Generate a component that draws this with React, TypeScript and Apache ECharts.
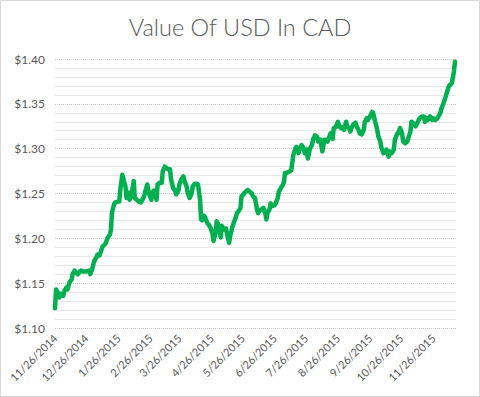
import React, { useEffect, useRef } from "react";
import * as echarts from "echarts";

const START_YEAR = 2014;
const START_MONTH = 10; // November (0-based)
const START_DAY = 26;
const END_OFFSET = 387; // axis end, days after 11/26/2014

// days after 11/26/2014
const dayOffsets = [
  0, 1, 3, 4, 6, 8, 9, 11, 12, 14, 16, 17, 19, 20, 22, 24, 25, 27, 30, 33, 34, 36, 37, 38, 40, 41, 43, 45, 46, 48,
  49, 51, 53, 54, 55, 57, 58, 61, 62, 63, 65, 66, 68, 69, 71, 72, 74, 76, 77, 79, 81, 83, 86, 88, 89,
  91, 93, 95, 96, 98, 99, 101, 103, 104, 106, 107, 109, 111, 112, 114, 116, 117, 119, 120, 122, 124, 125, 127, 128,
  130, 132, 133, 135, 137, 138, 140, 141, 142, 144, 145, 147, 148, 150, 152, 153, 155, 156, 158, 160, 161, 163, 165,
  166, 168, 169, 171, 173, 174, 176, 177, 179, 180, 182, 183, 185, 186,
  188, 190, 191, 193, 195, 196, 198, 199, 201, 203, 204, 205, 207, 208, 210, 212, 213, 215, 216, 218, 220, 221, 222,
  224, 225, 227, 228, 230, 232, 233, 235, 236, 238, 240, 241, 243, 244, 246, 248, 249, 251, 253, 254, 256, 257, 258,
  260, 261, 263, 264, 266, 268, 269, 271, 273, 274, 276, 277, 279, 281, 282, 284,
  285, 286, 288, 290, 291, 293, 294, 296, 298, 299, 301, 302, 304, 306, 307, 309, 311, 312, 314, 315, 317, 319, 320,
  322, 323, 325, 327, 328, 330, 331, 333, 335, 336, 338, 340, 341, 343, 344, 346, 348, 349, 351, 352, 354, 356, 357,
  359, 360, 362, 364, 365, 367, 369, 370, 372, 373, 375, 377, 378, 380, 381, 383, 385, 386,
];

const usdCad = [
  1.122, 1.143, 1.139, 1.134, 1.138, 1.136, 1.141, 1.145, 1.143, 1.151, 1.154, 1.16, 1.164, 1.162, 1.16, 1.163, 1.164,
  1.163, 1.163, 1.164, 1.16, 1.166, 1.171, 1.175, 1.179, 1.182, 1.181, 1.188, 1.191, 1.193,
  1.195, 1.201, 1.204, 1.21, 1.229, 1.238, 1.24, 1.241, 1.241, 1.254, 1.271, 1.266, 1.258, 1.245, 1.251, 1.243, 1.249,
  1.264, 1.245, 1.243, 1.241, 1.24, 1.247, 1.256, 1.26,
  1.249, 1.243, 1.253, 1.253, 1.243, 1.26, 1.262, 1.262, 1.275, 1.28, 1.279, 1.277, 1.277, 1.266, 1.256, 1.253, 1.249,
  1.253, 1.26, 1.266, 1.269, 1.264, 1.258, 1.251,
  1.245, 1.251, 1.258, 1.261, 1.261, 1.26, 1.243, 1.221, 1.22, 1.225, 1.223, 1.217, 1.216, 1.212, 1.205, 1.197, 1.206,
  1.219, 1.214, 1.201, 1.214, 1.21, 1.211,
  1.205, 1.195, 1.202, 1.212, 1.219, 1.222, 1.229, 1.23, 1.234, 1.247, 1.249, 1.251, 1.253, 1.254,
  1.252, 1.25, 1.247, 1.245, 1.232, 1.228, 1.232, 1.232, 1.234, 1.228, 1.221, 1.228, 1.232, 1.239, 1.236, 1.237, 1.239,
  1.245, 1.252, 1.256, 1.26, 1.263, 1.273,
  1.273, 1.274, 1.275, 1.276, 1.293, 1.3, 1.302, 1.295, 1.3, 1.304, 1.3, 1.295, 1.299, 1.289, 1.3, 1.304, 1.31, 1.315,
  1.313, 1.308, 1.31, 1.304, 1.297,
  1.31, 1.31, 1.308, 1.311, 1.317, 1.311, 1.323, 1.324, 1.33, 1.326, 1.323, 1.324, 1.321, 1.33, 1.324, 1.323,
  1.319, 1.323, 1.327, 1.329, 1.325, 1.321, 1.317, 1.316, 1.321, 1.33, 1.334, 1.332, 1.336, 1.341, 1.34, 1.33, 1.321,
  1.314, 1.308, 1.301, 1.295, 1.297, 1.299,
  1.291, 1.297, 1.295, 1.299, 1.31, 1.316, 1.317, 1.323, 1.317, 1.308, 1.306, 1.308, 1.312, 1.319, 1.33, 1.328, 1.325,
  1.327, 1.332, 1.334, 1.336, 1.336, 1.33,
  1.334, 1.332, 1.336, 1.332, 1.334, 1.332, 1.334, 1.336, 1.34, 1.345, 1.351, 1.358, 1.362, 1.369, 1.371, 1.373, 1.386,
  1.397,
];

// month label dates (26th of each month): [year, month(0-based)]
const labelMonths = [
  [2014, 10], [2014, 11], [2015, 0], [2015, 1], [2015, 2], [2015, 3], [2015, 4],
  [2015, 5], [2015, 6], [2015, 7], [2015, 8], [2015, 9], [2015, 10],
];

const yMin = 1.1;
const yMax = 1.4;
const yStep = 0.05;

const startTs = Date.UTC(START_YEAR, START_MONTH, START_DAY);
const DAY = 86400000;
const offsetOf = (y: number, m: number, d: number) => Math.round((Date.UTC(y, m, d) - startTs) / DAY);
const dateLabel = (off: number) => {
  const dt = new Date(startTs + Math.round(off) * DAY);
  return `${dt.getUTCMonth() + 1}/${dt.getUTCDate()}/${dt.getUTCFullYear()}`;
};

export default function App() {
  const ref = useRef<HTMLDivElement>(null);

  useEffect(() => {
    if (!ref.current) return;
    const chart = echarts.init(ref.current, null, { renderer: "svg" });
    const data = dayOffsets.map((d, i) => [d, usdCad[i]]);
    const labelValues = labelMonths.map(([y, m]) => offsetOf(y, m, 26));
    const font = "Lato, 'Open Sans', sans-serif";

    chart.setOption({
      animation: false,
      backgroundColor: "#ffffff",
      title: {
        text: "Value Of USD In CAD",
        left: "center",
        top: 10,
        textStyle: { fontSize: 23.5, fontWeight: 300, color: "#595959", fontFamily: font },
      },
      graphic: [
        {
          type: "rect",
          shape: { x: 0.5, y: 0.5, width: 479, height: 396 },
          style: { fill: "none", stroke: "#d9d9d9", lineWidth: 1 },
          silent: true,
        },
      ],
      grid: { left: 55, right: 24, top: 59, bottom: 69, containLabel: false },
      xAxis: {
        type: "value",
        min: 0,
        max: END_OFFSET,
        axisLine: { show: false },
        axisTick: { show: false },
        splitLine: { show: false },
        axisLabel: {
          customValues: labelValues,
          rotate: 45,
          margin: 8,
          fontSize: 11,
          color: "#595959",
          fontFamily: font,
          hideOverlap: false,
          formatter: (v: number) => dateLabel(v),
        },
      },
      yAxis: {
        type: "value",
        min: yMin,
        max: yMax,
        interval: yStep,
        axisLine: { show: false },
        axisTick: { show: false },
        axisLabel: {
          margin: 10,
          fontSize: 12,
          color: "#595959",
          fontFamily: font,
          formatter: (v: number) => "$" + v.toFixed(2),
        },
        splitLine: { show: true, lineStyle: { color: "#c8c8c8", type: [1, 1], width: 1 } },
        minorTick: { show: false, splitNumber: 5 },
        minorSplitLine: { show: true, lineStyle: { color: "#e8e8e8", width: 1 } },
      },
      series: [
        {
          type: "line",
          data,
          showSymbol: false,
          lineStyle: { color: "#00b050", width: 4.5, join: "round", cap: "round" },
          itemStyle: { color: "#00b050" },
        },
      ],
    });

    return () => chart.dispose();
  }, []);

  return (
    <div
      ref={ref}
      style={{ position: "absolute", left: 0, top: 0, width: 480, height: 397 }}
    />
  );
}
○ ○ ○ ○ ○ ○ ○
Written task
Leave out any pictures and return exactly the lines from the beginning of the data through the line with "const END_OFFSET = 387;", inclusive.

Answer
Generate a component that draws this with React, TypeScript and Apache ECharts.
import React, { useEffect, useRef } from "react";
import * as echarts from "echarts";

const START_YEAR = 2014;
const START_MONTH = 10; // November (0-based)
const START_DAY = 26;
const END_OFFSET = 387; // axis end, days after 11/26/2014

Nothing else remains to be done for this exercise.